Gli anni successivi sono caratterizzati da intimidazioni, battaglie legali (e spese) infinite. Iniziano le inchieste, i processi. Lo Sicco nel 2008 viene condannato a sette anni. La stampa si occupa del caso. Nel 2018, trent'anni dopo l'inizio della storia, le due donne ottengono anche il risarcimento: 658.934 euro “oltre rivalutazione monetaria per il risarcimento dei danni patrimoniali più 50mila euro a testa per il danno non patrimoniale oltre a 21mila euro di spese legali”. Ma i soldi non arrivano mai e inizia un'altra battaglia per ottenere ciò che spetta. Ma l'imprenditore non ha più niente e nel frattempo l'Agenzia delle entrate fa il suo dovere e chiede alle due donne 22mila e 842 euro, il 3% di quanto avrebbero dovuto incassare.
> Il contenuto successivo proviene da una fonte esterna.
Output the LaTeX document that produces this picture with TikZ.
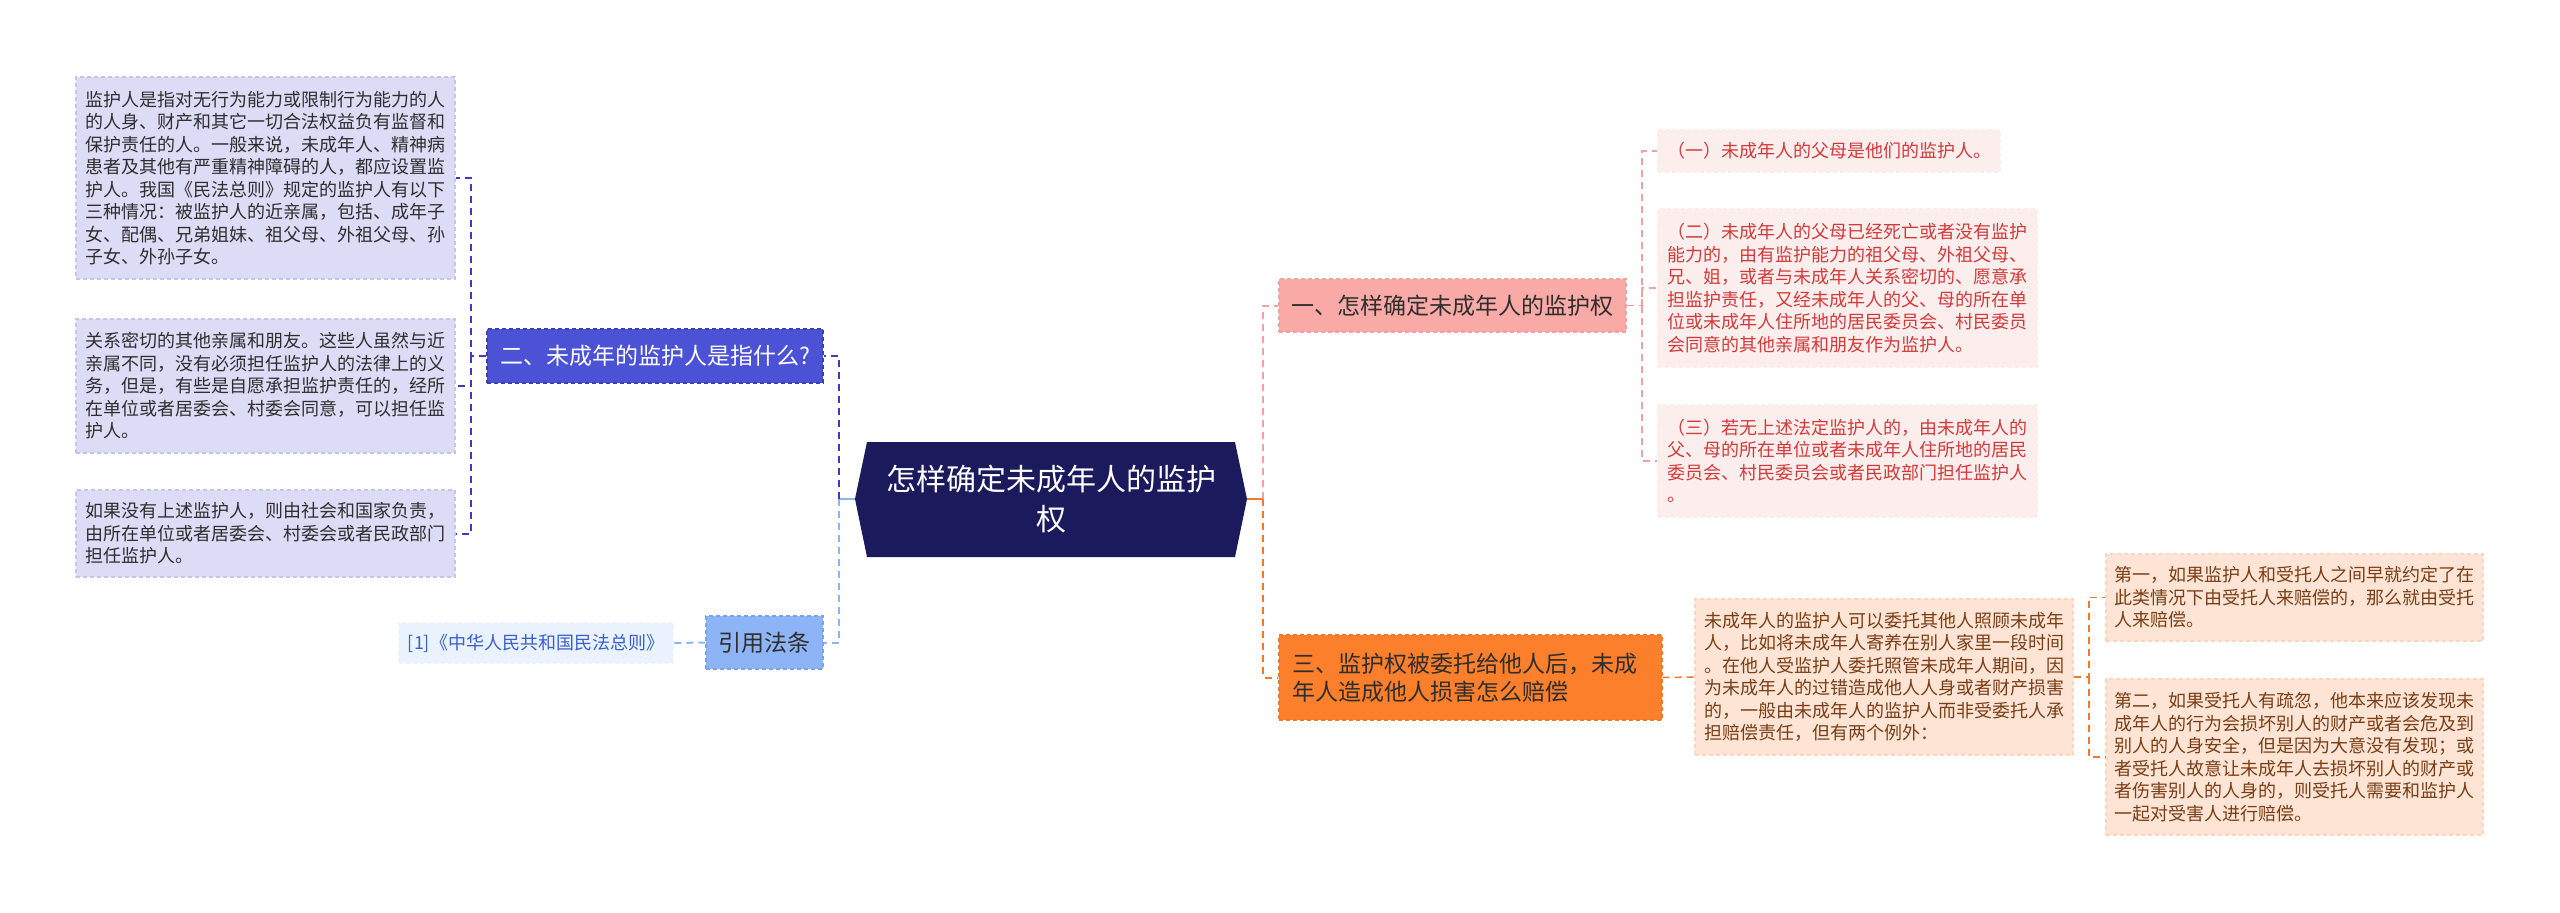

Pif e Lillo hanno scritto questo libro (Serie Bianca Feltrinelli, 15 euro) per pagare quella cartella esattoriale che lo Stato, lo stesso Stato che non sa risarcirle, chiede a queste due donne coraggiose. Tutto il ricavato sarà devoluto a loro e se qualcosa resterà – chiariscono gli autori – sarà investito in attività antimafia.